Beyond that, Byatt weaves so many thematic threads and parallels between the two stories that I have trouble keeping track of them, and on every re-read I  (seem to) encounter another for the first time. A major theme is that of biography: what it can and can’t account for, the way biographer and subject can seem to possess (or be possessed by) each other, its status as a kind of figurative grave-robbing. There is the power of the written word to conceal or reveal, and its consequent limitations (if it wasn’t written down, did it really happen?). There are questions of faith vs. myth, especially in the 1850s storyline as its characters grapple with the Enlightenment, the aftermath of The Origin of Species, and the like. There are resurrection themes, women-as-spiders, archetypal characters and lives, the strengths and limitations of Freudian readings of texts, academic competition, academia vs. media, and — yes — actual grave robbing (though I will not tell you whose, or by whom). It is such an astonishingly dense text — not just in its length, but in the sheer amount that Byatt is doing. And I say this knowing that there is still much that is obscure to me.

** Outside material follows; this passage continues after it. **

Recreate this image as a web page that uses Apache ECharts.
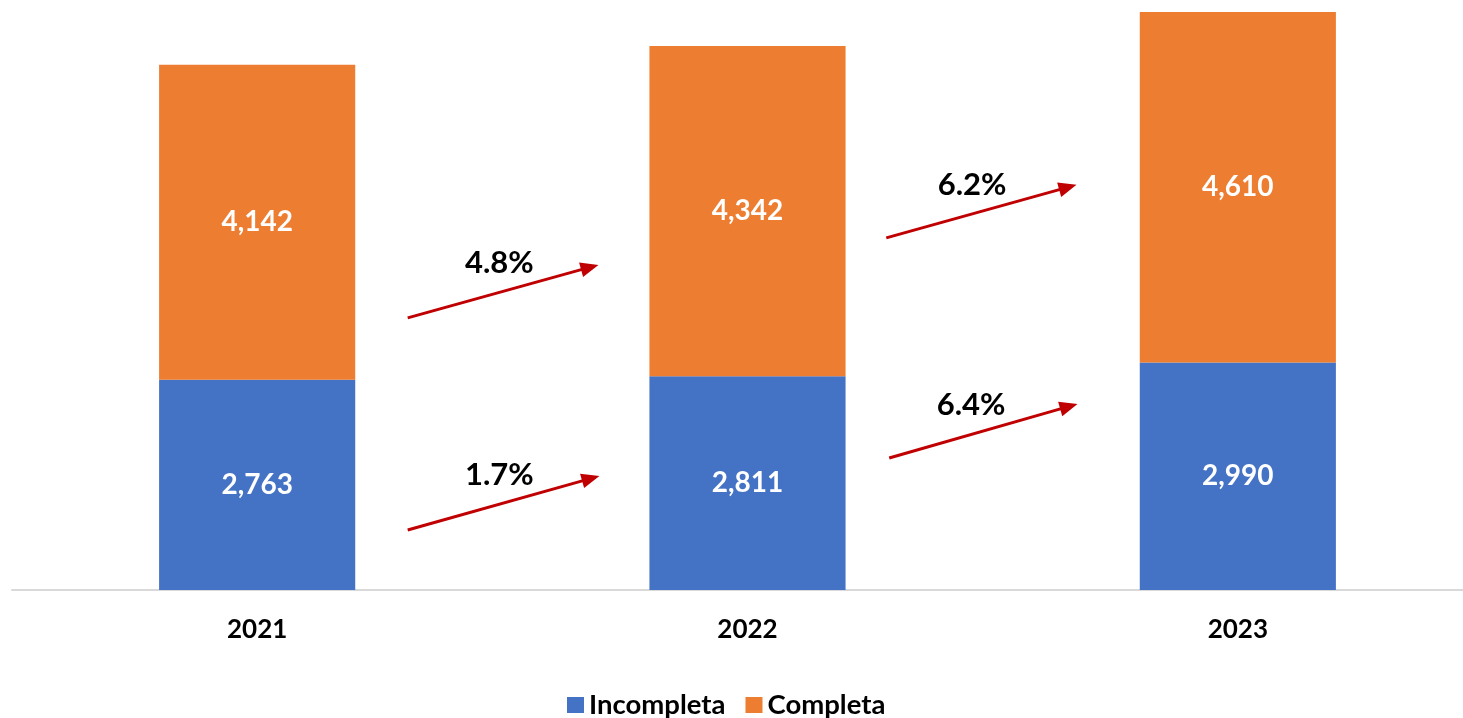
<!DOCTYPE html>
<html>
<head>
<meta charset="utf-8">
<script src="https://cdn.jsdelivr.net/npm/echarts@6/dist/echarts.min.js"></script>
<style>
html,body{margin:0;padding:0;background:#fff;}
#c{width:1463px;height:718px;}
</style>
</head>
<body>
<div id="c"></div>
<script>
const categories = ['2021', '2022', '2023'];
const incompleta = [2763, 2811, 2990];
const completa = [4142, 4342, 4610];
const growthLabels = ['1.7%', '4.8%', '6.2%', '6.4%'];
const growthFrom = [0, 0, 1, 1];
const growthSeries = ['Incompleta', 'Completa', 'Completa', 'Incompleta'];

// annotation layout (arrow anchors in category-fraction / value space)
const arrowLayout = [
  {x0: 0.307, v0: 789,  x1: 0.698, v1: 1499, lx: 0.494, lv: 1513},
  {x0: 0.307, v0: 3578, x1: 0.696, v1: 4275, lx: 0.494, lv: 4301},
  {x0: 0.283, v0: 4630, x1: 0.671, v1: 5327, lx: 0.458, lv: 5327},
  {x0: 0.289, v0: 1736, x1: 0.673, v1: 2446, lx: 0.456, lv: 2433}
];

const FONT = 'Lato, "Open Sans", sans-serif';
const chart = echarts.init(document.getElementById('c'));
const labelStyle = {show: true, position: 'inside', color: '#fff', fontFamily: FONT, fontWeight: 'bold', fontSize: 28,
  formatter: p => p.value.toLocaleString('en-US')};

chart.setOption({
  animation: false,
  backgroundColor: '#fff',
  grid: {left: 12, top: 12, width: 1471, height: 578, outerBoundsMode: 'none', containLabel: false},
  legend: {
    bottom: -6, left: 562, itemWidth: 17, itemHeight: 16, itemGap: 20,
    icon: 'rect',
    textStyle: {color: '#000', fontFamily: FONT, fontWeight: 'bold', fontSize: 27.5},
    data: ['Incompleta', 'Completa']
  },
  xAxis: {
    type: 'category', data: categories,
    axisLine: {lineStyle: {color: '#D9D9D9', width: 2}},
    axisTick: {show: false},
    axisLabel: {color: '#000', fontFamily: FONT, fontWeight: 'bold', fontSize: 26, margin: 27}
  },
  yAxis: {type: 'value', min: 0, max: 7600, show: false, splitLine: {show: false}},
  series: [
    {name: 'Incompleta', type: 'bar', stack: 't', barWidth: '40%', data: incompleta,
     itemStyle: {color: '#4472C4'}, label: labelStyle},
    {name: 'Completa', type: 'bar', stack: 't', barWidth: '40%', data: completa,
     itemStyle: {color: '#ED7D31'}, label: labelStyle}
  ]
});

function px(cat, frac, val) {
  const c0 = chart.convertToPixel({xAxisIndex: 0}, categories[0]);
  const c1 = chart.convertToPixel({xAxisIndex: 0}, categories[1]);
  const base = chart.convertToPixel({xAxisIndex: 0}, categories[cat]);
  const y = chart.convertToPixel({yAxisIndex: 0}, val);
  return [base + (c1 - c0) * frac, y];
}

const elements = [];
arrowLayout.forEach((a, i) => {
  const f = growthFrom[i];
  const p0 = px(f, a.x0, a.v0);
  const p1 = px(f, a.x1, a.v1);
  const ang = Math.atan2(p1[1] - p0[1], p1[0] - p0[0]);
  const headLen = 18, headW = 7.5;
  const bx = p1[0] - headLen * Math.cos(ang), by = p1[1] - headLen * Math.sin(ang);
  const nx = -Math.sin(ang), ny = Math.cos(ang);
  elements.push({type: 'line', shape: {x1: p0[0], y1: p0[1], x2: bx + 2 * Math.cos(ang), y2: by + 2 * Math.sin(ang)},
    style: {stroke: '#C00000', lineWidth: 3}, z: 10});
  elements.push({type: 'polygon', shape: {points: [[p1[0], p1[1]], [bx + nx * headW, by + ny * headW], [bx - nx * headW, by - ny * headW]]},
    style: {fill: '#C00000'}, z: 10});
  const lp = px(f, a.lx, a.lv);
  elements.push({type: 'text', x: lp[0], y: lp[1],
    style: {text: growthLabels[i], fill: '#000', font: 'bold 31px ' + FONT, align: 'center', verticalAlign: 'middle'}, z: 11});
});
chart.setOption({graphic: {elements: elements}});
</script>
</body>
</html>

One of these obscurities — for me — is Byatt’s use of colour. She is very deliberate in her descriptions, detailing shape, colour, and line with as much precision as the written word allows, and giving particular attention to what her characters are wearing. I can see that she’s doing something with this, but I am not a visual thinker and the meaning eludes me. But I was drawn, this reading, to notice the repetition of green and gold together; there is green and gold all throughout Ash’s poem In the Garden of Proserpina, both Maude and Christabel are golden-haired and dress in green, and so on. There is something being conveyed about brightness and freshness, but also the mysterious and closed-off. I wish I understood better what her use of colour signifies.

Perhaps it will come to me when I read Possession again next November. I will be reading it next November; I suspect that I will be reading it for the rest of my life.